◆ **STORED DATA**:
◆ ◆ ◆ ◆ ◆
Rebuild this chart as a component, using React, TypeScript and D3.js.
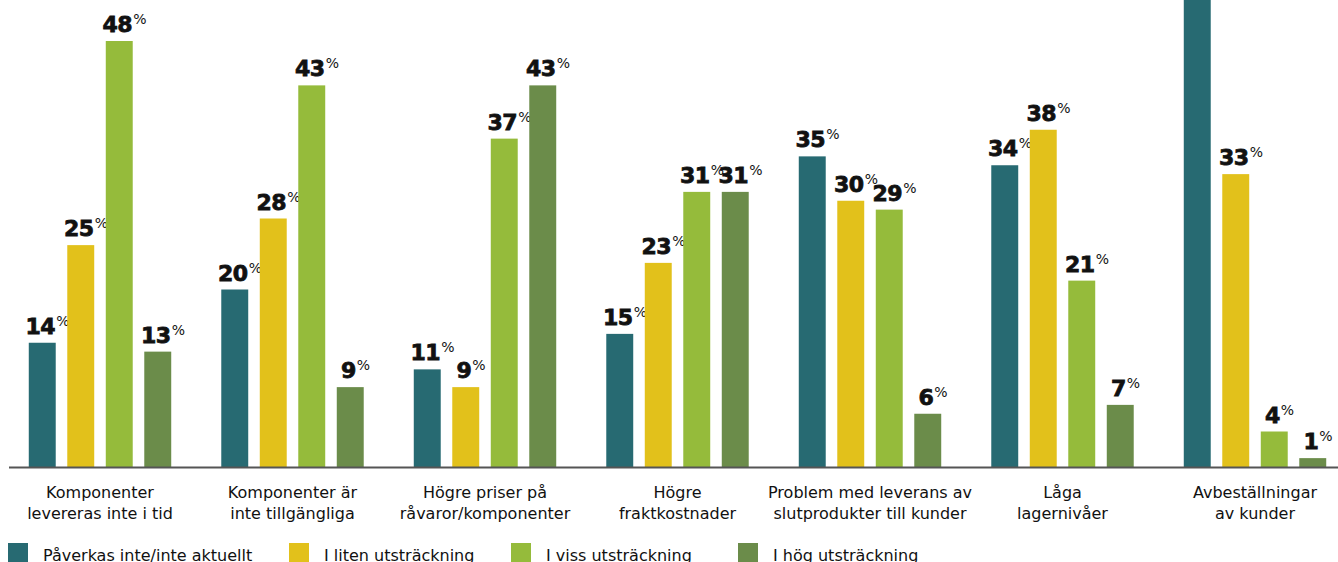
import React from 'react';
import * as d3 from 'd3';

const categories = [
  ['Komponenter', 'levereras inte i tid'],
  ['Komponenter är', 'inte tillgängliga'],
  ['Högre priser på', 'råvaror/komponenter'],
  ['Högre', 'fraktkostnader'],
  ['Problem med leverans av', 'slutprodukter till kunder'],
  ['Låga', 'lagernivåer'],
  ['Avbeställningar', 'av kunder'],
];
const seriesNames = ['Påverkas inte/inte aktuellt', 'I liten utsträckning', 'I viss utsträckning', 'I hög utsträckning'];
const colors = ['#276A72', '#E2C11B', '#95BB3B', '#6B8C4A'];

const notAffected = [14, 20, 11, 15, 35, 34, 62];
const small = [25, 28, 9, 23, 30, 38, 33];
const some = [48, 43, 37, 31, 29, 21, 4];
const high = [13, 9, 43, 31, 6, 7, 1];
const values = [notAffected, small, some, high];

const W = 1338;
const H = 562;
const baseY = 467;
const font = '"DejaVu Sans", sans-serif';

export default function App() {
  const idx = categories.map((_, i) => String(i));
  const x0 = d3.scaleBand<string>().domain(idx).range([3.75, 1351.25]).padding(0);
  const x1 = d3.scaleBand<string>().domain(seriesNames).range([0, x0.bandwidth() * 0.8]).paddingInner(0.3).paddingOuter(0.15);
  const groupOffset = (x0.bandwidth() - x1.range()[1]) / 2;
  const y = d3.scaleLinear().domain([0, 48]).range([baseY, 41]);

  const legendX = [8, 289, 511, 738];

  return (
    <svg width={W} height={H} style={{ position: 'absolute', left: 0, top: 0, background: '#fff' }}>
      {categories.map((cat, ci) => {
        const gx = (x0(String(ci)) ?? 0) + groupOffset;
        const cx = (x0(String(ci)) ?? 0) + x0.bandwidth() / 2;
        return (
          <g key={ci}>
            {seriesNames.map((s, si) => {
              const v = values[si][ci];
              const bx = gx + (x1(s) ?? 0);
              const bw = x1.bandwidth();
              return (
                <g key={s}>
                  <rect x={bx} y={y(v)} width={bw} height={baseY - y(v)} fill={colors[si]} />
                  <text x={bx + bw / 2 + 5} y={y(v) - 9} textAnchor="middle" fontFamily={font} fontWeight={700} fontSize={22} letterSpacing={-0.5} fill="#111">
                    <tspan stroke="#111" strokeWidth={0.8}>{v}</tspan>
                    <tspan fontSize={14} fontWeight={400} dx={1} dy={-8}>%</tspan>
                  </text>
                </g>
              );
            })}
            <text x={cx} y={498} textAnchor="middle" fontFamily={font} fontSize={16} fill="#111">
              {cat[0]}
            </text>
            <text x={cx} y={519} textAnchor="middle" fontFamily={font} fontSize={16} fill="#111">
              {cat[1]}
            </text>
          </g>
        );
      })}
      <line x1={9} x2={W} y1={baseY + 0.5} y2={baseY + 0.5} stroke="#555" strokeWidth={2} />
      {seriesNames.map((s, si) => (
        <g key={s} transform={`translate(${legendX[si]},543)`}>
          <rect width={20} height={20} fill={colors[si]} />
          <text x={35} y={18} fontFamily={font} fontSize={16} fill="#111">
            {s}
          </text>
        </g>
      ))}
    </svg>
  );
}
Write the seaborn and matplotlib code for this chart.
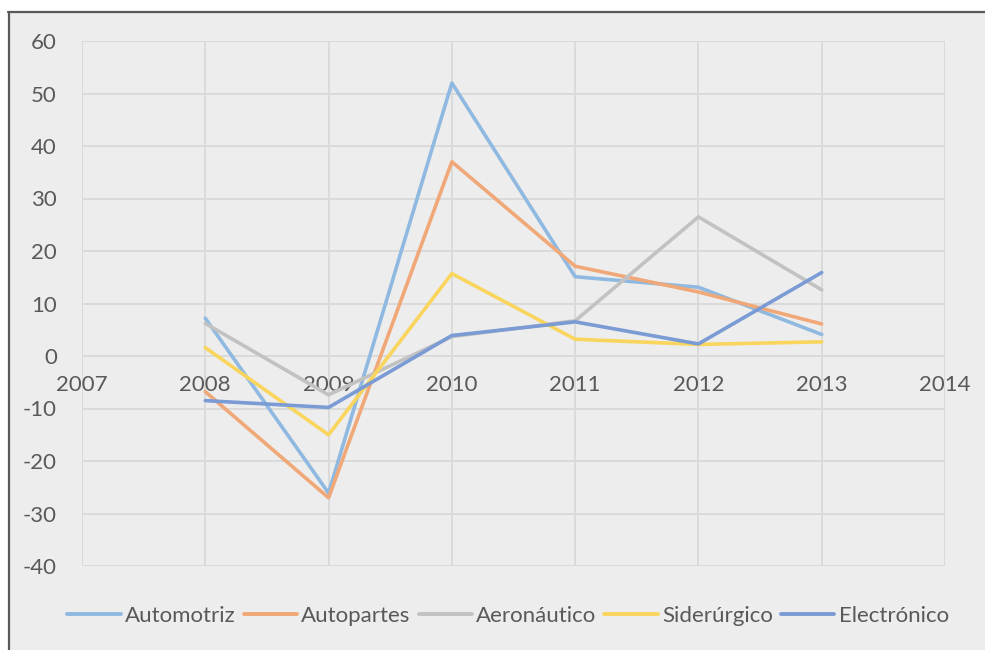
import matplotlib
matplotlib.use("Agg")
import matplotlib.pyplot as plt
import seaborn as sns
import pandas as pd
from matplotlib.lines import Line2D

years = [2008, 2009, 2010, 2011, 2012, 2013]
automotriz = [7.2, -26.1, 52.0, 15.1, 13.1, 4.1]
autopartes = [-6.8, -27.0, 37.0, 17.1, 12.2, 6.1]
aeronautico = [6.2, -7.4, 3.7, 6.7, 26.5, 12.6]
siderurgico = [1.6, -15.0, 15.7, 3.2, 2.2, 2.7]
electronico = [-8.5, -9.8, 3.9, 6.5, 2.3, 15.9]
series_names = ["Automotriz", "Autopartes", "Aeronáutico", "Siderúrgico", "Electrónico"]
x_ticks = [2007, 2008, 2009, 2010, 2011, 2012, 2013, 2014]
y_ticks = [-40, -30, -20, -10, 0, 10, 20, 30, 40, 50, 60]

colors = ["#8FB9E0", "#F0A878", "#C2C2C2", "#F9D55E", "#7B9BD4"]

rows = []
for name, vals in zip(series_names, [automotriz, autopartes, aeronautico, siderurgico, electronico]):
    for yr, v in zip(years, vals):
        rows.append({"year": yr, "value": v, "serie": name})
df = pd.DataFrame(rows)

sns.set_theme(style="white")
plt.rcParams["font.family"] = ["Lato", "DejaVu Sans"]

BG = "#EDEDED"
TXT = "#595959"
GRID = "#D9D9D9"

fig = plt.figure(figsize=(9.85, 6.5), dpi=100, facecolor="white")
bg = plt.Rectangle((9/985, 0), 1, 1 - 12/650, transform=fig.transFigure,
                   facecolor=BG, edgecolor="none", zorder=-10)
fig.patches.append(bg)
fig.lines.append(Line2D([9/985, 9/985], [0, 1 - 11.5/650], transform=fig.transFigure,
                        color="#595959", lw=1.6, zorder=-5))
fig.lines.append(Line2D([8.3/985, 1], [1 - 11.5/650, 1 - 11.5/650], transform=fig.transFigure,
                        color="#595959", lw=1.6, zorder=-5))

ax = fig.add_axes([82/985, 1 - 566/650, (945 - 82)/985, (566 - 41)/650])
ax.set_facecolor(BG)
ax.set_zorder(1)

sns.lineplot(data=df, x="year", y="value", hue="serie", hue_order=series_names,
             palette=colors, linewidth=2.6, ax=ax, legend=False, sort=False)

ax.set_xlim(2007, 2014)
ax.set_ylim(-40, 60)
ax.set_xticks(x_ticks)
ax.set_yticks(y_ticks)
ax.set_xticklabels([str(t) for t in x_ticks])
ax.set_yticklabels([str(t) for t in y_ticks])
ax.grid(True, color=GRID, linewidth=1.3)
ax.set_axisbelow(True)
for s in ["top", "right", "left"]:
    ax.spines[s].set_visible(False)
ax.spines["bottom"].set_position(("data", 0))
ax.spines["bottom"].set_visible(False)
ax.tick_params(axis="x", length=0, pad=14, labelsize=16, labelcolor=TXT)
ax.tick_params(axis="y", length=0, pad=18, labelsize=16, labelcolor=TXT)
ax.set_xlabel("")
ax.set_ylabel("")

handles = [Line2D([0], [0], color=c, lw=2.8, solid_capstyle="round") for c in colors]
fig.legend(handles, series_names, loc="center", bbox_to_anchor=(508/985, 1 - 616/650),
           ncol=5, frameon=False, fontsize=16, labelcolor=TXT, handlelength=2.4,
           handletextpad=0.2, columnspacing=0.35)

fig.savefig("out.png", dpi=100, facecolor="white")
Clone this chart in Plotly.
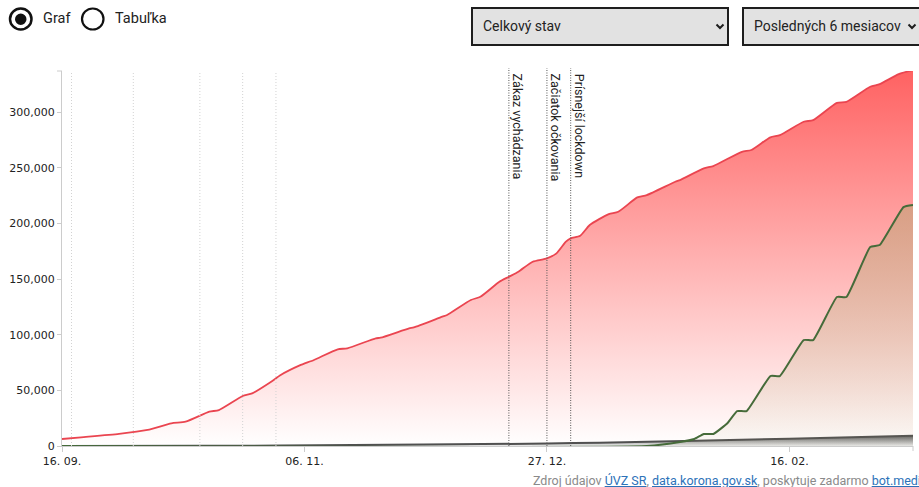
◆ ◆ ◆ ◆ ◆
◆ **SET TASK**: Can you restate all the records above word for word while dropping the pictures?

◆ **FINAL ANSWER**:
Rebuild this chart as a component, using React, TypeScript and D3.js.
import React from 'react';
import * as d3 from 'd3';

const categories = [
  ['Komponenter', 'levereras inte i tid'],
  ['Komponenter är', 'inte tillgängliga'],
  ['Högre priser på', 'råvaror/komponenter'],
  ['Högre', 'fraktkostnader'],
  ['Problem med leverans av', 'slutprodukter till kunder'],
  ['Låga', 'lagernivåer'],
  ['Avbeställningar', 'av kunder'],
];
const seriesNames = ['Påverkas inte/inte aktuellt', 'I liten utsträckning', 'I viss utsträckning', 'I hög utsträckning'];
const colors = ['#276A72', '#E2C11B', '#95BB3B', '#6B8C4A'];

const notAffected = [14, 20, 11, 15, 35, 34, 62];
const small = [25, 28, 9, 23, 30, 38, 33];
const some = [48, 43, 37, 31, 29, 21, 4];
const high = [13, 9, 43, 31, 6, 7, 1];
const values = [notAffected, small, some, high];

const W = 1338;
const H = 562;
const baseY = 467;
const font = '"DejaVu Sans", sans-serif';

export default function App() {
  const idx = categories.map((_, i) => String(i));
  const x0 = d3.scaleBand<string>().domain(idx).range([3.75, 1351.25]).padding(0);
  const x1 = d3.scaleBand<string>().domain(seriesNames).range([0, x0.bandwidth() * 0.8]).paddingInner(0.3).paddingOuter(0.15);
  const groupOffset = (x0.bandwidth() - x1.range()[1]) / 2;
  const y = d3.scaleLinear().domain([0, 48]).range([baseY, 41]);

  const legendX = [8, 289, 511, 738];

  return (
    <svg width={W} height={H} style={{ position: 'absolute', left: 0, top: 0, background: '#fff' }}>
      {categories.map((cat, ci) => {
        const gx = (x0(String(ci)) ?? 0) + groupOffset;
        const cx = (x0(String(ci)) ?? 0) + x0.bandwidth() / 2;
        return (
          <g key={ci}>
            {seriesNames.map((s, si) => {
              const v = values[si][ci];
              const bx = gx + (x1(s) ?? 0);
              const bw = x1.bandwidth();
              return (
                <g key={s}>
                  <rect x={bx} y={y(v)} width={bw} height={baseY - y(v)} fill={colors[si]} />
                  <text x={bx + bw / 2 + 5} y={y(v) - 9} textAnchor="middle" fontFamily={font} fontWeight={700} fontSize={22} letterSpacing={-0.5} fill="#111">
                    <tspan stroke="#111" strokeWidth={0.8}>{v}</tspan>
                    <tspan fontSize={14} fontWeight={400} dx={1} dy={-8}>%</tspan>
                  </text>
                </g>
              );
            })}
            <text x={cx} y={498} textAnchor="middle" fontFamily={font} fontSize={16} fill="#111">
              {cat[0]}
            </text>
            <text x={cx} y={519} textAnchor="middle" fontFamily={font} fontSize={16} fill="#111">
              {cat[1]}
            </text>
          </g>
        );
      })}
      <line x1={9} x2={W} y1={baseY + 0.5} y2={baseY + 0.5} stroke="#555" strokeWidth={2} />
      {seriesNames.map((s, si) => (
        <g key={s} transform={`translate(${legendX[si]},543)`}>
          <rect width={20} height={20} fill={colors[si]} />
          <text x={35} y={18} fontFamily={font} fontSize={16} fill="#111">
            {s}
          </text>
        </g>
      ))}
    </svg>
  );
}
Write the seaborn and matplotlib code for this chart.
import matplotlib
matplotlib.use("Agg")
import matplotlib.pyplot as plt
import seaborn as sns
import pandas as pd
from matplotlib.lines import Line2D

years = [2008, 2009, 2010, 2011, 2012, 2013]
automotriz = [7.2, -26.1, 52.0, 15.1, 13.1, 4.1]
autopartes = [-6.8, -27.0, 37.0, 17.1, 12.2, 6.1]
aeronautico = [6.2, -7.4, 3.7, 6.7, 26.5, 12.6]
siderurgico = [1.6, -15.0, 15.7, 3.2, 2.2, 2.7]
electronico = [-8.5, -9.8, 3.9, 6.5, 2.3, 15.9]
series_names = ["Automotriz", "Autopartes", "Aeronáutico", "Siderúrgico", "Electrónico"]
x_ticks = [2007, 2008, 2009, 2010, 2011, 2012, 2013, 2014]
y_ticks = [-40, -30, -20, -10, 0, 10, 20, 30, 40, 50, 60]

colors = ["#8FB9E0", "#F0A878", "#C2C2C2", "#F9D55E", "#7B9BD4"]

rows = []
for name, vals in zip(series_names, [automotriz, autopartes, aeronautico, siderurgico, electronico]):
    for yr, v in zip(years, vals):
        rows.append({"year": yr, "value": v, "serie": name})
df = pd.DataFrame(rows)

sns.set_theme(style="white")
plt.rcParams["font.family"] = ["Lato", "DejaVu Sans"]

BG = "#EDEDED"
TXT = "#595959"
GRID = "#D9D9D9"

fig = plt.figure(figsize=(9.85, 6.5), dpi=100, facecolor="white")
bg = plt.Rectangle((9/985, 0), 1, 1 - 12/650, transform=fig.transFigure,
                   facecolor=BG, edgecolor="none", zorder=-10)
fig.patches.append(bg)
fig.lines.append(Line2D([9/985, 9/985], [0, 1 - 11.5/650], transform=fig.transFigure,
                        color="#595959", lw=1.6, zorder=-5))
fig.lines.append(Line2D([8.3/985, 1], [1 - 11.5/650, 1 - 11.5/650], transform=fig.transFigure,
                        color="#595959", lw=1.6, zorder=-5))

ax = fig.add_axes([82/985, 1 - 566/650, (945 - 82)/985, (566 - 41)/650])
ax.set_facecolor(BG)
ax.set_zorder(1)

sns.lineplot(data=df, x="year", y="value", hue="serie", hue_order=series_names,
             palette=colors, linewidth=2.6, ax=ax, legend=False, sort=False)

ax.set_xlim(2007, 2014)
ax.set_ylim(-40, 60)
ax.set_xticks(x_ticks)
ax.set_yticks(y_ticks)
ax.set_xticklabels([str(t) for t in x_ticks])
ax.set_yticklabels([str(t) for t in y_ticks])
ax.grid(True, color=GRID, linewidth=1.3)
ax.set_axisbelow(True)
for s in ["top", "right", "left"]:
    ax.spines[s].set_visible(False)
ax.spines["bottom"].set_position(("data", 0))
ax.spines["bottom"].set_visible(False)
ax.tick_params(axis="x", length=0, pad=14, labelsize=16, labelcolor=TXT)
ax.tick_params(axis="y", length=0, pad=18, labelsize=16, labelcolor=TXT)
ax.set_xlabel("")
ax.set_ylabel("")

handles = [Line2D([0], [0], color=c, lw=2.8, solid_capstyle="round") for c in colors]
fig.legend(handles, series_names, loc="center", bbox_to_anchor=(508/985, 1 - 616/650),
           ncol=5, frameon=False, fontsize=16, labelcolor=TXT, handlelength=2.4,
           handletextpad=0.2, columnspacing=0.35)

fig.savefig("out.png", dpi=100, facecolor="white")
Clone this chart in Plotly.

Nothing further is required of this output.